ИР: Да, и продолжаешь оптически балансировать то, что, наверное, и балансировать не надо. Мы с тобой сталкивались со шрифтом, в котором увидели, что в букве К восходящая диагональ на сто пятьсот точек жирнее нисходящей, и недоумевали, как такое до сих пор остается в шрифте, почему автор это не чинит.
ЮО: А никто и не собирается. То есть получается, что сегодняшний шрифт ещё и немного наглый?
ИР: И это тоже. В понимании современности шрифта вполне можно применять слова «лихость» и «наглость». Причём я бы из них скорее выбрал «наглость». Тут очень важна даже не смелость, а что-то на грани хамства.
ЮО: Вот это «на грани хамства» у меня как раз и связывается со словом «модный». И тут случается маленький коллапс…
ИР: Кстати, хорошая связь: модный — он ведь зачастую хамский.
ЮО: Да, тут можно опять вспомнить 90-е, конец 90-х и начало нулевых, когда все ходили в флуоресцентной одежде. Это выглядело адски наглым — и сейчас смотрится столь же наглым, но такая одежда уже вышла из моды.
ИР: В моде важно быть первым, попавшим в точку, в ожидания.
ЮО: В итоге какие критерии «сегодняшности» мы принимаем, а что в дизайне шрифта уходит на второй план?

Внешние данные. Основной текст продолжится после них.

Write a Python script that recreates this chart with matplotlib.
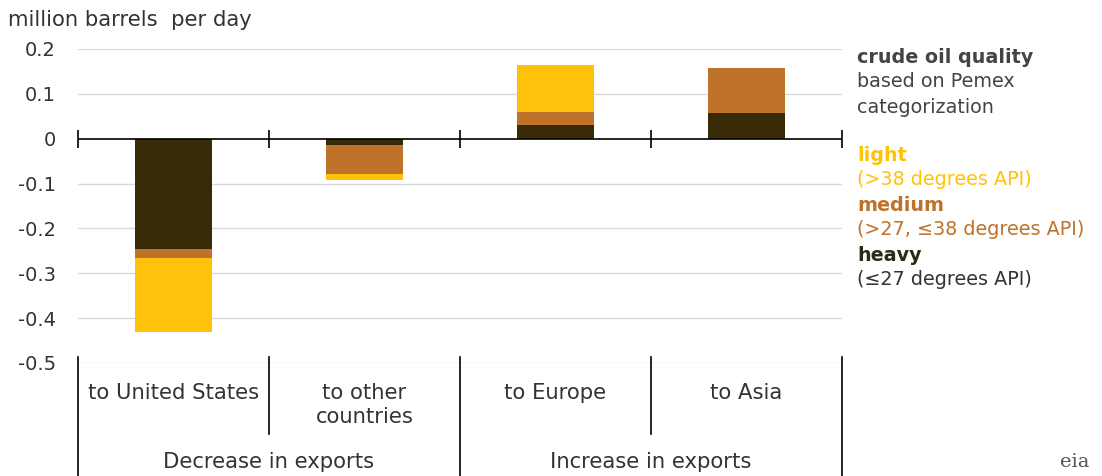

ИР: Получается, что сегодня нужны: простота, минимум средств, смешение стилей, наглость, лихость, хамство, оригинальность идеи. А на второй план отправляем сложность, многотрудность, следование одному стилю.
ЮО: Мы с тобой сейчас решили, что для нас модно и современно. А нашему зрителю, тоже шрифтовому дизайнеру, предлагаем всё бросить и нас слушать? Так получается?
ИР: Не совсем. У нас с тобой есть прикладная задача: мы придумали магазин и решили, что он будет связан с сегодняшними шрифтами. И загнали себя в тупик размышлениями о том, как нам формировать коллекцию этого магазина, что нам сделать такого, чтобы она была какой-то особенной. Теперь мы пытаемся всё это сформулировать, ввести параметры.
ЮО: Да, тут просто нужно сделать маленький дисклеймер: именно по нашему мнению так должны выглядеть сегодняшние шрифты.
ИР: Я думаю, стоит попробовать продолжить этот разговор. Не только между нами, но и с окружающими — дизайнерами, шрифтовиками. И тогда посмотрим, что из этого получится.